Videoinchiesta di Giusy Costanza
GELA (CL) – Da quarantasette anni sono i bimbi a pagare le conseguenze più drammatiche nella totale indifferenza delle istituzioni che hanno favorito impunemente questa situazione di abominio. Neonati con sei dita alle mani o ai piedi. Alcuni venuti al mondo senza un orecchio, altri senza il palato. Idrocefali con teche craniche di dimensioni abnormi.
I numeri ufficiali attestano che a Gela le malformazioni sono sei volte superiori alla media nazionale. Numeri in costante aumento, finiti ancora una volta – e come sempre – sul tavolo della Procura che ha aperto la solita immancabile inchiesta, per far luce sulle cosiddette responsabilità. Sul banco degli imputati i veleni della raffineria Eni. Un incubo alla luce del sole che miete ogni giorno le figlie ed i figli di Gela: esseri indifesi che quotidianamente cadono sotto la scure degli agenti chimici che dal 1965 inquinano la città e gran parte della provincia di Caltanissetta. Attualmente sono una trentina i casi all’esame di un gruppo di periti. Trenta bambini con gravi malformazioni causate dalla contaminazione ambientale. Le loro famiglie, adesso, chiedono giustizia.
Si chiamano endocrine disruptors, distruttori endocrini. Sostanze artificiali prodotte da inquinanti come quelli emessi dalle raffinerie, in grado di intaccare i recettori ormonali, causando tumori, difetti alla nascita, disturbi dello sviluppo.
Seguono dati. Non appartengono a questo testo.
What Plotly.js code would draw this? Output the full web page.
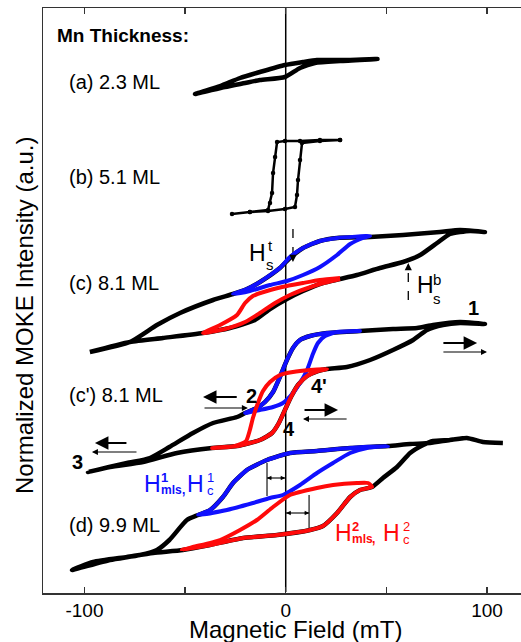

Le falde di Gela ne sono imbottite. Nel 2003, il geologo Giuseppe Risotti e il chimico Luigi Turrito, incaricati allora dal sostituto procuratore Serafina Cannatà, consegnarono una relazione secondo cui nella falda sottostante lo stabilimento giacevano 44mila tonnellate di gasolio proveniente dalle perdite dei serbatoi.
In quello stesso anno a Gela, uno studio realizzato dal genetista Sebastiano Bianca, uno dei massimi esperti nel campo, e dall’epidemiologo del Cnr, Fabrizio Bianchi, riscontrò in città un’incidenza del quattro per cento di malformazioni sui neonati e più di 520 bambini affetti da patologie genetiche. Ipospadie all’apparato genitale, deformazioni cardiovascolari, malformazioni agli arti e all’apparato digerente. In questo reportage la drammatica testimonianza dei genitori che vivono sulla loro pelle la malformazione della propria figlia.
Nota redazionale. Come in tutte le realtà analoghe, la correlazione tra malattie e inquinamento ambientale non è definitivamente provato. E secondo alcuni, le malformazioni potrebbero avere una causa diversa dal petrolchimico. Resta il fatto che Eni non ha ritenuto di dover replicare a questa inchiesta. E che il petrolchimico continua ad avere molto consenso in città, come in passato. Quando gli operai dicevano «Meglio morire di cancro che di fame».